A Look Into SPARK: The Substance Prevention Team at Tech


Ms. Ramona Richardson, head of SPARK, in her office, 7C7

Nayem Jannat, Opinions Editor

There’s an unwritten rule that all students at Tech follow: If students accidentally stumble on others doing things they’re not supposed to, everyone will most likely keep quiet – at least when adults are around. Administrators can’t seem to crack the invisible code to get students to open up. As a result, the adults within Tech generally aren’t aware of student drug use. 


This is where SPARK,  Substance Prevention and Rehabilitation through Knowledge, comes in. It’s run by Ms. Ramona Richardson. Her job isn’t just to walk into classrooms and tell students that drugs are unhealthy –  she thoroughly explains and informs students that there are always better choices than turning to drug use, like picking up hobbies. Richardson, herself, is the advisor for the Crochet Club, GSA Club, and the Lady Dragons STEP Team. She explained, “Some people find it difficult to distract themselves, and they can’t find anything that’ll naturally motivate them to not turn to drugs.” Some activities may seem cliche and boring, but they help to manage stress and redirect focus away from harmful habits.


Part of SPARK’s mission is to attempt to determine why teenagers turn to drug use in the first place. Sara Enferri (‘25) shared her belief that it’s peer pressure that pushes many students to try drugs. “If all of your friends are doing it, and you’re the only one that’s not, you’re going to feel left out. Obviously no one wants to be left out, so they’ll try it just once, which turns into twice, then three times, then five, until it’s almost impossible to stop.” Teenagers are usually afraid of rejection, or being the odd one out, which makes them willing to do things they normally wouldn’t do otherwise, just to fit in or be validated.


Ardita Shahriar (‘25) thinks a lot of students also turn to drugs because they don’t want to burden their friends or family with their personal struggles. “They might think no one wants to hear about their troubles, and they’re only burdening their friends by ‘trauma-dumping’,” Shahriar observed.
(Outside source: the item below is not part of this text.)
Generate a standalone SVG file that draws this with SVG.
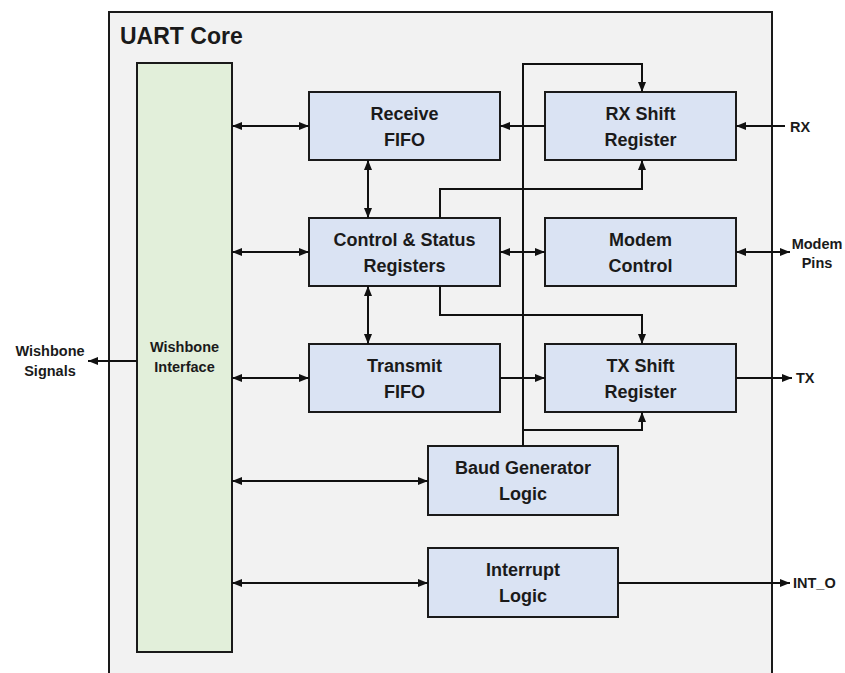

Trauma dumping is defined as the act of venting stress onto a friend, family member, or peer. At first, this method was widely welcomed due to its proven positive side effects. Adolescents, specifically, embraced the idea of turning to their peers for help. However, people soon began getting tired of hearing someone else’s problems and being expected to help, while receiving nothing in return. So they, in turn, complained to their other friends, who then complained to their other friends, initiating an endless cycle of complaints and frustration that seemed almost impossible to put an end to. Thus, the negative connotation of “trauma dumping”.
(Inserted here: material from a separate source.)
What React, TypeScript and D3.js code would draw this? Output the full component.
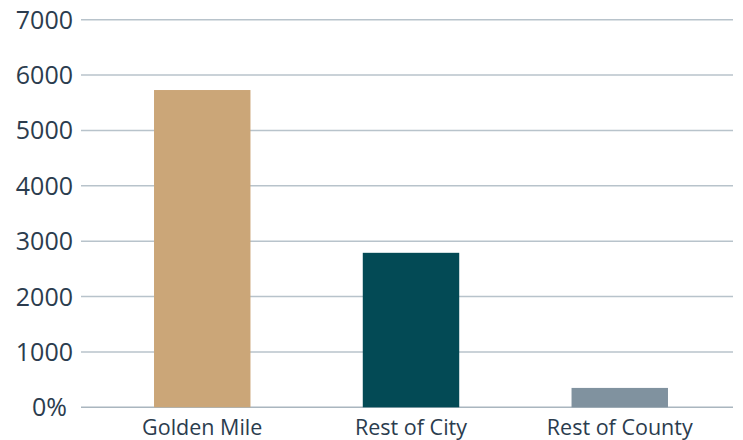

Richardson works to avoid such dangerous thinking. “I want everyone to know that my door is always open. There’s no imaginary boundary,” she declared. “Just walk right in and I’ll be more than happy to help! Anyone is welcome for any reason at all.”


SPARK is the only substance abuse counseling service in the school, and many Tech students aren’t aware of it. “To be fair,” Richardson explained, “Most students who would know me don’t yet, because of remote learning. As you can see, this room is full of seniors, since they knew me before the pandemic.” She admits it is possible SPARK needs to do a better job in the context of advertisements and outreach. 


According to Richardson, based on the number of students that have admitted to using either on their own or because they were caught, just 10% of our student population are using drugs on a regular basis. “Although, honestly,” she laughed, “when I’m leaving school, and walking past Rocky’s, and I see those little groups of kids smoking in the triangle, I understand why people think of Tech as a school where drug use is extremely common.” 


Administrators are unsure of how to curb student drug use at Tech, especially since students refuse to open up. This makes SPARK’s work all the more significant. However, students have differing views on what steps administrators should take. Rashad Khan (‘25) thinks Tech should bring back the bag checks. “As long as there’s privacy to some extent, it should be fine, ” he stated. Others, such as Richardson, and Tasnia Chowdhury, a junior in the Biological Sciences major, disagree. Richardson elaborated, “What are they planning to achieve with the bag checks? Are they going to take my medications from me?” Chowdhury agreed, clarifying, “It’s not effective. People are going to find other ways to bring it in, if they really want to.”